There’s no Dow or S&P 500 for cryptocurrencies yet. Bitwise is getting a step closer with new ETF

There's no Dow or S&P 500 for cryptocurrencies yet. Bitwise is getting a step closer with new ETF

The new Bitcoin token is photographed on U.S. $100 bills.

Sopa Images | Lightrocket | Getty Images

A new exchange-traded fund from Bitwise that began trading Tuesday will give retail investors and financial advisors access to a broad range of cryptocurrencies in one shot, as opposed to the ETFs so far that have mostly just tracked just one or two cryptocurrencies.

The Bitwise 10 Crypto Index ETF (BITW) holds the following 10 digital assets: Bitcoin, ether, XRP, Solana, Chainlink, Litecoin, Cardano, Avalanche, Sui and Polkadot. The conversion makes BITW the first ETF by a major crypto asset manager to include Avalanche, Sui and Polkadot, Bitwise CEO and co-founder Hunter Horsley told CNBC.

“This really meaningfully expands the audience that can access exposure to these different assets, [and] of course, for assets that don’t have spot ETF, all the more,” Horsley said Monday.

The fund offers exposure to crypto-assets for financial advisors as well as other smaller investors who are using funds from an IRA or retirement account “where their only choice is to use ETFs,” said the CEO.

The ETF was converted from an index fund which held the same coins and it starts trading with more than $1 billion in assets. Along with broader permissions to trade and hold, ETFs offer other advantages over funds that may make them more attractive to some investors, including increased trading flexibility and tax efficiency, as well as lower fees.

This move follows the Securities and Exchange Commission’s approval of a rash of spot bitcoin ETFs in the U.S. in January 2024. Since then, asset managers have jockeyed for approvals to launch ETFs tracking a wider range of digital assets, from altcoins like sui and aptos to memecoins such as official Trump and dogecoin.

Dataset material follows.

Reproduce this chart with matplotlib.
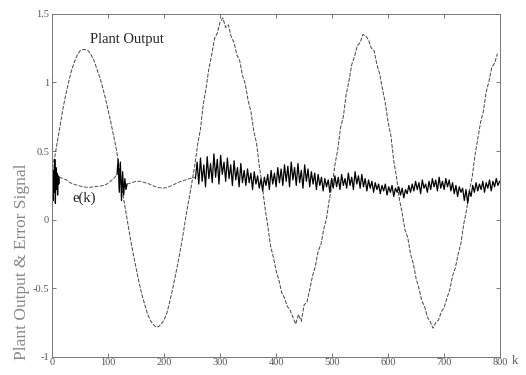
import numpy as np
import matplotlib.pyplot as plt

plt.rcParams['font.family'] = ['Liberation Serif', 'DejaVu Serif']

## Plant output, every 5 samples
plant_k = np.arange(0, 800, 5)
plant_y = [0.38, 0.46, 0.58, 0.70, 0.82, 0.92, 1.01, 1.09, 1.15, 1.20,
           1.23, 1.24, 1.24, 1.23, 1.20, 1.16, 1.10, 1.04, 0.97, 0.89,
           0.80, 0.71, 0.61, 0.51, 0.38, 0.22, 0.10, -0.02, -0.14, -0.25,
           -0.35, -0.45, -0.54, -0.61, -0.68, -0.73, -0.76, -0.78, -0.78, -0.76,
           -0.73, -0.68, -0.60, -0.51, -0.41, -0.31, -0.20, -0.08, 0.05, 0.16,
           0.28, 0.40, 0.55, 0.66, 0.84, 0.96, 1.10, 1.20, 1.32, 1.36,
           1.44, 1.47, 1.40, 1.42, 1.33, 1.29, 1.20, 1.16, 1.05, 0.99,
           0.87, 0.79, 0.65, 0.56, 0.39, 0.26, 0.09, -0.04, -0.19, -0.27,
           -0.37, -0.44, -0.53, -0.57, -0.63, -0.66, -0.71, -0.76, -0.69, -0.74,
           -0.62, -0.60, -0.51, -0.41, -0.34, -0.23, -0.18, -0.07, 0.01, 0.15,
           0.25, 0.40, 0.51, 0.67, 0.75, 0.91, 1.01, 1.13, 1.19, 1.27,
           1.29, 1.35, 1.34, 1.31, 1.25, 1.23, 1.13, 1.06, 0.95, 0.85,
           0.71, 0.61, 0.43, 0.31, 0.15, 0.05, -0.07, -0.13, -0.25, -0.32,
           -0.43, -0.50, -0.59, -0.63, -0.71, -0.74, -0.79, -0.75, -0.73, -0.67,
           -0.64, -0.57, -0.51, -0.41, -0.35, -0.25, -0.17, -0.03, 0.07, 0.21,
           0.31, 0.47, 0.59, 0.71, 0.79, 0.93, 1.01, 1.11, 1.14, 1.21]

## Error signal e(k): start-up burst, smooth stretches, second burst
e_k_start = [0, 1, 2, 3, 4, 5, 6, 7, 8, 9, 10, 11, 12, 13]
e_start = [0.30, 0.40, 0.14, 0.36, 0.20, 0.44, 0.12, 0.38, 0.22, 0.34, 0.18, 0.32, 0.26, 0.31]

e_k_smooth1 = [13, 20, 26, 32, 38, 46, 55, 65, 75, 85, 92, 98, 104, 110, 116]
e_smooth1 = [0.31, 0.30, 0.29, 0.27, 0.26, 0.25, 0.24, 0.235, 0.24, 0.245, 0.25, 0.26, 0.28, 0.30, 0.33]

e_k_burst = [116, 118, 120, 122, 124, 126, 128, 130, 132, 134]
e_burst = [0.33, 0.44, 0.20, 0.42, 0.14, 0.35, 0.18, 0.30, 0.22, 0.26]

e_k_smooth2 = [134, 142, 150, 158, 166, 174, 182, 190, 198, 206, 214, 222, 230, 238, 246, 256]
e_smooth2 = [0.26, 0.27, 0.28, 0.28, 0.27, 0.26, 0.245, 0.235, 0.23, 0.235, 0.25, 0.265, 0.28, 0.29, 0.30, 0.31]

e_noisy = [0.30, 0.42, 0.26, 0.45, 0.28, 0.40, 0.24, 0.46, 0.30, 0.41,
           0.27, 0.48, 0.31, 0.44, 0.26, 0.47, 0.33, 0.42, 0.28, 0.45,
           0.30, 0.40, 0.25, 0.43, 0.29, 0.38, 0.24, 0.41, 0.27, 0.36,
           0.25, 0.37, 0.27, 0.34, 0.22, 0.35, 0.26, 0.32, 0.23, 0.30,
           0.21, 0.31, 0.25, 0.33, 0.22, 0.36, 0.26, 0.34, 0.24, 0.38,
           0.27, 0.37, 0.25, 0.40, 0.28, 0.39, 0.24, 0.42, 0.29, 0.38,
           0.25, 0.41, 0.27, 0.36, 0.23, 0.40, 0.28, 0.37, 0.24, 0.35,
           0.26, 0.34, 0.22, 0.33, 0.25, 0.31, 0.21, 0.30, 0.24, 0.29,
           0.20, 0.30, 0.23, 0.32, 0.24, 0.31, 0.22, 0.33, 0.25, 0.30,
           0.23, 0.34, 0.25, 0.31, 0.22, 0.35, 0.26, 0.32, 0.23, 0.33,
           0.24, 0.30, 0.21, 0.29, 0.23, 0.28, 0.20, 0.27, 0.22, 0.26,
           0.19, 0.25, 0.21, 0.26, 0.18, 0.24, 0.20, 0.25, 0.17, 0.23,
           0.20, 0.24, 0.18, 0.23, 0.16, 0.22, 0.19, 0.25, 0.20, 0.26,
           0.21, 0.28, 0.22, 0.27, 0.19, 0.29, 0.23, 0.26, 0.20, 0.28,
           0.22, 0.30, 0.24, 0.29, 0.21, 0.31, 0.23, 0.28, 0.22, 0.30,
           0.24, 0.29, 0.21, 0.27, 0.19, 0.25, 0.17, 0.24, 0.20, 0.23,
           0.14, 0.22, 0.12, 0.21, 0.17, 0.25, 0.20, 0.27, 0.21, 0.26,
           0.22, 0.28, 0.20, 0.27, 0.23, 0.29, 0.21, 0.28, 0.24, 0.30,
           0.25, 0.28]
e_k_noisy = 256 + 3 * np.arange(len(e_noisy))

x_ticks = [0, 100, 200, 300, 400, 500, 600, 700, 800]
y_ticks = [-1, -0.5, 0, 0.5, 1, 1.5]
y_ticklabels = ['-1', '-0.5', '0', '0.5', '1', '1.5']

fig = plt.figure(figsize=(5.26, 3.75), dpi=100)
ax = fig.add_axes([0.0989, 0.048, 0.852, 0.915])

dash = (0, (4, 1.5))
ax.plot(plant_k, plant_y, color='#444444', lw=0.7, linestyle=dash)
ax.plot(e_k_start, e_start, color='k', lw=0.9)
ax.plot(e_k_smooth1, e_smooth1, color='#555555', lw=0.7, linestyle=dash)
ax.plot(e_k_burst, e_burst, color='k', lw=0.9)
ax.plot(e_k_smooth2, e_smooth2, color='#555555', lw=0.7, linestyle=dash)
ax.plot(e_k_noisy, e_noisy, color='k', lw=0.9)

ax.text(68, 1.31, 'Plant Output', fontsize=10.5, color='#222222', va='center')
ax.text(36, 0.16, 'e(k)', fontsize=10.5, color='#222222', va='center')

ax.set_xlim(0, 800)
ax.set_ylim(-1, 1.5)
ax.set_xticks(x_ticks)
ax.set_yticks(y_ticks)
ax.set_yticklabels(y_ticklabels)
ax.tick_params(direction='in', length=3, width=0.6, colors='#666666', labelsize=7.5,
               labelcolor='#555555', top=True, right=True, pad=2)
ax.tick_params(axis='x', pad=1)
for s in ax.spines.values():
    s.set_color('#777777')
    s.set_linewidth(0.7)
    s.set_linestyle((0, (4, 1)))

ax.set_ylabel('Plant Output & Error Signal', fontsize=12.5, color='#888888')
ax.yaxis.set_label_coords(-0.05, 0.277)
fig.text(515 / 526, 1 - 361 / 375, 'k', fontsize=9, color='#555555', ha='center', va='center')

fig.savefig('out.png', dpi=100)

The ETF launches amid a series of recent pullbacks in the crypto market that saw bitcoin trade as low as $85,000 earlier this month, more than 30% off its record high of just north of $126,000 hit in October. Smaller coins with fewer institutional vehicles were hurt even more during the recent sell-off, exposing a risk this ETF will lead to bigger losses for smaller investors.

On the flipside, as the cryptocurrency market matures and the coins began trading more on their own merits, an ETF like this offers the potential for diversification, like a broad index fund such as the S&P 500 does with equities.

“It’s the perfect time for a lot of investors who’ve now been paying attention since the launch of the Bitcoin ETF, but want a more comprehensive solution to allocating to digital assets than having to pick specific assets and size a bunch of different exposures,” said Horsley.

To be sure, the exposure to the smaller coins in the fund is limited. BITW allocates 90% of its holdings to assets that are held by existing single-coin exchange-traded products— Bitcoin, ether, solana and XRP. It caps the combined weight of all other tokens in the fund at 10%.

The fund will be rebalanced every month — more frequently than most ETFs, which rebalance quarterly or semi-annually.

Bitwise manages more than $15 billion in client assets and has a suite of more than 40 digital asset investment products.

BITW, which is technically an exchange-traded product, was 1.5% higher Tuesday on its new home at the NYSE Arca exchange.